La vie de Margaux est chamboulée le jour où Philippe, d'origine Hongroise est convoqué chez les gendarmes, à priori pour une affaire de cambriolage. Mais à partir de cet instant, l'enfer va prendre des proportions qu'elle ne se serait jamais imaginées. Un article publié dans le journal local sur la convocation et tout le monde va dorénavant lui tourner le dos. Margaux va alors n'avoir de cesse de tenter de démontrer l'innocence de son mari et de préserver son fils. Mais son couple va-t-il survivre à tout cela ?
Julien Messemackers, scénariste de la série 10 pour cent, signe là un thriller psychologique qui nous rappellera l'affaire Xavier Dupont de Ligonnès, mais là où l'affaire de Ligonnès reste dans l'interrogation, l'auteur imagine une histoire où une flic envers et contre tous poursuit l'enquête quitte à se tromper et à mettre le capharnaüm dans la vie des autres pour résoudre le crime impuni.
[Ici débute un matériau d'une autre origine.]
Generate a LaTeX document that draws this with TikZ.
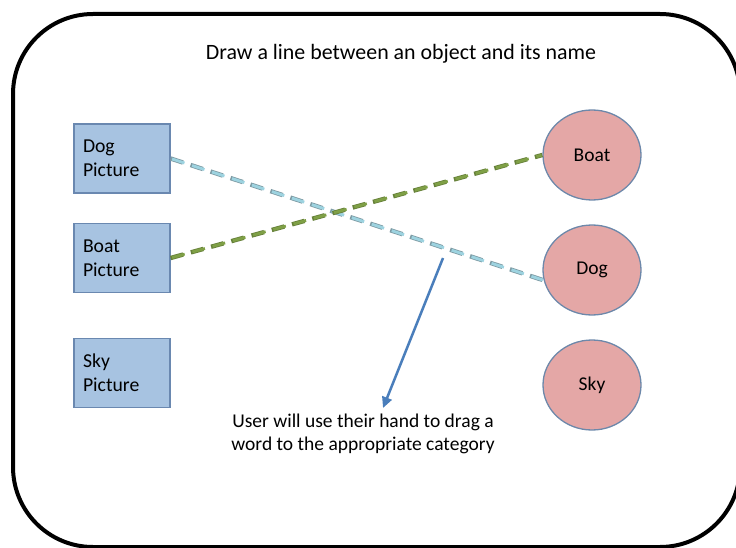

Messemackers parvient à nous faire comprendre comment une vie peut être chamboulée quand le soupçon entre dans un couple, dans une communauté, et vient alors tout renverser sur son passage, détruire toute une vie. Une rumeur et c'est la fin d'un statut social, de relations, du travail. Tout se fracasse.
Dans ce livre, il y a l'histoire en elle-même vécue par chacun des protagonistes. On suit donc Margaux, Philippe, Ingrid aujourd'hui, mais aussi Messemackers nous dépeint la vie de Marianne, la victime d'Antoine Durieux-Jelosse dont la mort, entre autres, est à l'origine de la croisade de Judith.
"Le Poison du Doute" de Julien Messemackers est un tour de force de narration psychologique, un récit captivant qui plonge dans le labyrinthe complexe de l'esprit humain et qui ne nous laisse pas indifférent.
L'autre point fort du livre est le développement des personnages. Les troubles intérieur de chacun des protagonistes est palpable et l'auteur explore habilement les profondeurs de leur psyché. Mené d'une main de maitre, le lecteur se laisse engloutir par l'histoire jusqu'au dénouement final.
Le rythme est impeccable, chaque chapitre dévoilant une nouvelle couche d'intrigue psychologique. "Le poison du doute", est un roman à lire absolument.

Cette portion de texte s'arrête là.